## SET TASK
Copy exactly the lines from the beginning of the data down to and including the line holding "3045, 2986, 2926, 2867, 2807, 2748, 2724, 2710, 2700];", without any pictures.

## AVAILABLE DATA
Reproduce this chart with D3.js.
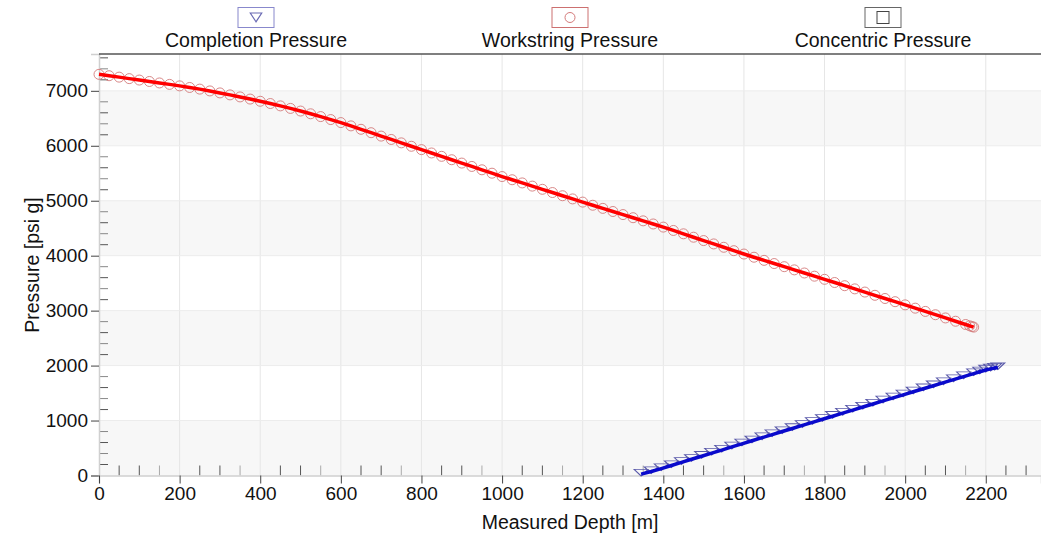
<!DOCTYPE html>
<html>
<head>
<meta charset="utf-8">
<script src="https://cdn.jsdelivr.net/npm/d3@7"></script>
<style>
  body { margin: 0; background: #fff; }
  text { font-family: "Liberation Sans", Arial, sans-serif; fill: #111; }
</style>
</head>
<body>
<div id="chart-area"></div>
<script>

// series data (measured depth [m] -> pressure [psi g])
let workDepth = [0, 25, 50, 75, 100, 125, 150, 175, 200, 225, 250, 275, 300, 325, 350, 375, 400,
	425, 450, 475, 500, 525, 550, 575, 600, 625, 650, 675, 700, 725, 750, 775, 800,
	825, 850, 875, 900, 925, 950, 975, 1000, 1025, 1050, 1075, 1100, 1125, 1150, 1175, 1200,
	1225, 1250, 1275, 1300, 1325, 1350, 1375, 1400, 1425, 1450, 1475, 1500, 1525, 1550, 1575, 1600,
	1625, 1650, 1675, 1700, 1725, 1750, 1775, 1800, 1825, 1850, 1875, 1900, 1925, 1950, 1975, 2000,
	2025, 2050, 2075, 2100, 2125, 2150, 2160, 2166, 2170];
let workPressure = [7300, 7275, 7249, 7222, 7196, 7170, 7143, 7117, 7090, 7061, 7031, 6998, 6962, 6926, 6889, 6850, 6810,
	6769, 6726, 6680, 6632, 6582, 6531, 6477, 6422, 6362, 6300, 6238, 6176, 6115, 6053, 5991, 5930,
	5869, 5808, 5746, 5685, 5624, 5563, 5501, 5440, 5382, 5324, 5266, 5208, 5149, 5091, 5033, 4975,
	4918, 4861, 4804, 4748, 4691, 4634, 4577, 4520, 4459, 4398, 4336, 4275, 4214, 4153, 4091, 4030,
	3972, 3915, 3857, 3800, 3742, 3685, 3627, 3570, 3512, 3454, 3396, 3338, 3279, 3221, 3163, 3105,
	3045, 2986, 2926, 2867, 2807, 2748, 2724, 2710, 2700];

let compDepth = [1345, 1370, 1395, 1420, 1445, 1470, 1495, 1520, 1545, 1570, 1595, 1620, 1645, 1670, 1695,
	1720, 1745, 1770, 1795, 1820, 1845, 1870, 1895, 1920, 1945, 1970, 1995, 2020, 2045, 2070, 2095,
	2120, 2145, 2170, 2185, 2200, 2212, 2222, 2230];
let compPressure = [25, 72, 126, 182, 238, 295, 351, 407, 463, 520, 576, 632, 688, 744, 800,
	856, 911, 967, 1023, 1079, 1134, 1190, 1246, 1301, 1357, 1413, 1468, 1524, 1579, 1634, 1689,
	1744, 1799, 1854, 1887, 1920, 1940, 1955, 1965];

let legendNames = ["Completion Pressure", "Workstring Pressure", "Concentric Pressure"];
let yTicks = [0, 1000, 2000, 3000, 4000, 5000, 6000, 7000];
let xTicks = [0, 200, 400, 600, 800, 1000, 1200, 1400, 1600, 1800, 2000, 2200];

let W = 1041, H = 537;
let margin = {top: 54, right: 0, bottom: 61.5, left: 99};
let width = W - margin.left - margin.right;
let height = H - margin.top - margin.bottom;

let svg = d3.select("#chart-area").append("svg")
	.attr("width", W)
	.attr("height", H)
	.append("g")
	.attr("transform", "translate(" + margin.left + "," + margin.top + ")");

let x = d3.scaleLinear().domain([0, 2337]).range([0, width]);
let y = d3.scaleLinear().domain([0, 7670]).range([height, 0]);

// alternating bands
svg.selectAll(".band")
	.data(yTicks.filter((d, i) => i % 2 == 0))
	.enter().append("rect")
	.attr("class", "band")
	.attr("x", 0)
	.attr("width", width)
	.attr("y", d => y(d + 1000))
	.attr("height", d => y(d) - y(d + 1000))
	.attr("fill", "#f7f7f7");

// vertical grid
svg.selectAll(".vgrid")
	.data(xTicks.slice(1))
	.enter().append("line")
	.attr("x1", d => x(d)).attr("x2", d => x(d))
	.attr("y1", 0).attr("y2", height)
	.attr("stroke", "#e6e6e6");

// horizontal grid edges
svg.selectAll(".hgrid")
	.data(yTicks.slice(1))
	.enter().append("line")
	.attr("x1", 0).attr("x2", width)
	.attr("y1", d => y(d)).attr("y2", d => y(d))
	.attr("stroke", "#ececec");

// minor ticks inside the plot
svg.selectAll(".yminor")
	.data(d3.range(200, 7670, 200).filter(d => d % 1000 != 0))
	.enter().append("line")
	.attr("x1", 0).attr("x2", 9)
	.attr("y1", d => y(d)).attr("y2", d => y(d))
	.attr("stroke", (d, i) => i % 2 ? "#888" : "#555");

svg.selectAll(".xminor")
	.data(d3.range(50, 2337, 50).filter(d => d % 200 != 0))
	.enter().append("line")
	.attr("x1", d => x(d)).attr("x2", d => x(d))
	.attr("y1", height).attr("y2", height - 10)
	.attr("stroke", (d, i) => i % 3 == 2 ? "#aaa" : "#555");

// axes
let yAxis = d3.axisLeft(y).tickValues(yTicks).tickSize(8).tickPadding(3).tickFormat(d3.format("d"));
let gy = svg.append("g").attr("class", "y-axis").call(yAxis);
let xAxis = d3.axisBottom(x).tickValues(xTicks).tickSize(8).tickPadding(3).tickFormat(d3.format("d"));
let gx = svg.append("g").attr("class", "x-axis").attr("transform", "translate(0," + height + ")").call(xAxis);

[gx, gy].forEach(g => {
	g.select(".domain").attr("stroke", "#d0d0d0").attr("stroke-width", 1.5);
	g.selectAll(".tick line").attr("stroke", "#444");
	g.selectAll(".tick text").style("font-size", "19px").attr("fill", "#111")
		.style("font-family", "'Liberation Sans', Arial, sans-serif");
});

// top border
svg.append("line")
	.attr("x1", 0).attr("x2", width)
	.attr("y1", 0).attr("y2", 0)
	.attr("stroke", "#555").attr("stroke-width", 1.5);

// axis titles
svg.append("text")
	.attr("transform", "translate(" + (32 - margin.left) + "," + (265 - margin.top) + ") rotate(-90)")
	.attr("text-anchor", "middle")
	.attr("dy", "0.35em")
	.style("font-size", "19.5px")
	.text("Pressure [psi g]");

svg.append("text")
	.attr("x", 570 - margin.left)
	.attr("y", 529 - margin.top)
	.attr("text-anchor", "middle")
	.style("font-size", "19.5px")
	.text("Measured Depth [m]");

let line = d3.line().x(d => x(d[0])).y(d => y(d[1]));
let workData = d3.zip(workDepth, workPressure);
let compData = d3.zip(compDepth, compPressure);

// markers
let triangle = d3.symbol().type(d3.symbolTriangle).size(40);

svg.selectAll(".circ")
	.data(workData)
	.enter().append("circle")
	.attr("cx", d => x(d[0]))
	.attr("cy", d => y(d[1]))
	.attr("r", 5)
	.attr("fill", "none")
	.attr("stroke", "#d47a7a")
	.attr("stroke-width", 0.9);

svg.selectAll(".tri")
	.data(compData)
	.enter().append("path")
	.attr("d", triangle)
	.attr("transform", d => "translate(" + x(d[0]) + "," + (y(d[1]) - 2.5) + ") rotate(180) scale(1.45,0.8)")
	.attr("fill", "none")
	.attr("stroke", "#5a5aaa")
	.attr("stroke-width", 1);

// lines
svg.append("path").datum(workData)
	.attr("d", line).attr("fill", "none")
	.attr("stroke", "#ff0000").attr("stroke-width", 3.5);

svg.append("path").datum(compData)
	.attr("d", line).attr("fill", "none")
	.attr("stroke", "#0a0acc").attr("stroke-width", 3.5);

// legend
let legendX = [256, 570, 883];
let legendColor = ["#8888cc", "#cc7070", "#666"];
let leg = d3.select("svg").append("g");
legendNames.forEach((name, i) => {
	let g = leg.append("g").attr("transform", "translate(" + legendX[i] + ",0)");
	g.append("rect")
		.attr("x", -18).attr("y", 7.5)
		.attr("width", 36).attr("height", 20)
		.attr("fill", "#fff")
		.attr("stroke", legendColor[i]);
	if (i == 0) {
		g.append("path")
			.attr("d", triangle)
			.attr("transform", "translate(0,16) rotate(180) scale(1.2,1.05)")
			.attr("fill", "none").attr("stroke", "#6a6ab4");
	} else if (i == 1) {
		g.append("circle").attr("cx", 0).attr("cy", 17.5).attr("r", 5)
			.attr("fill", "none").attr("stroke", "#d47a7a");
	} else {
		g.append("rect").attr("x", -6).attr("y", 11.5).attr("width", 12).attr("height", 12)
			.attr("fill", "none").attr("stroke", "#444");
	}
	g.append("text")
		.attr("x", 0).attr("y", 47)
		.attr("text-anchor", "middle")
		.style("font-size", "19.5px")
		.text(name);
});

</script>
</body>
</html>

## COMPLETED EXERCISE
Reproduce this chart with D3.js.
<!DOCTYPE html>
<html>
<head>
<meta charset="utf-8">
<script src="https://cdn.jsdelivr.net/npm/d3@7"></script>
<style>
  body { margin: 0; background: #fff; }
  text { font-family: "Liberation Sans", Arial, sans-serif; fill: #111; }
</style>
</head>
<body>
<div id="chart-area"></div>
<script>

// series data (measured depth [m] -> pressure [psi g])
let workDepth = [0, 25, 50, 75, 100, 125, 150, 175, 200, 225, 250, 275, 300, 325, 350, 375, 400,
	425, 450, 475, 500, 525, 550, 575, 600, 625, 650, 675, 700, 725, 750, 775, 800,
	825, 850, 875, 900, 925, 950, 975, 1000, 1025, 1050, 1075, 1100, 1125, 1150, 1175, 1200,
	1225, 1250, 1275, 1300, 1325, 1350, 1375, 1400, 1425, 1450, 1475, 1500, 1525, 1550, 1575, 1600,
	1625, 1650, 1675, 1700, 1725, 1750, 1775, 1800, 1825, 1850, 1875, 1900, 1925, 1950, 1975, 2000,
	2025, 2050, 2075, 2100, 2125, 2150, 2160, 2166, 2170];
let workPressure = [7300, 7275, 7249, 7222, 7196, 7170, 7143, 7117, 7090, 7061, 7031, 6998, 6962, 6926, 6889, 6850, 6810,
	6769, 6726, 6680, 6632, 6582, 6531, 6477, 6422, 6362, 6300, 6238, 6176, 6115, 6053, 5991, 5930,
	5869, 5808, 5746, 5685, 5624, 5563, 5501, 5440, 5382, 5324, 5266, 5208, 5149, 5091, 5033, 4975,
	4918, 4861, 4804, 4748, 4691, 4634, 4577, 4520, 4459, 4398, 4336, 4275, 4214, 4153, 4091, 4030,
	3972, 3915, 3857, 3800, 3742, 3685, 3627, 3570, 3512, 3454, 3396, 3338, 3279, 3221, 3163, 3105,
	3045, 2986, 2926, 2867, 2807, 2748, 2724, 2710, 2700];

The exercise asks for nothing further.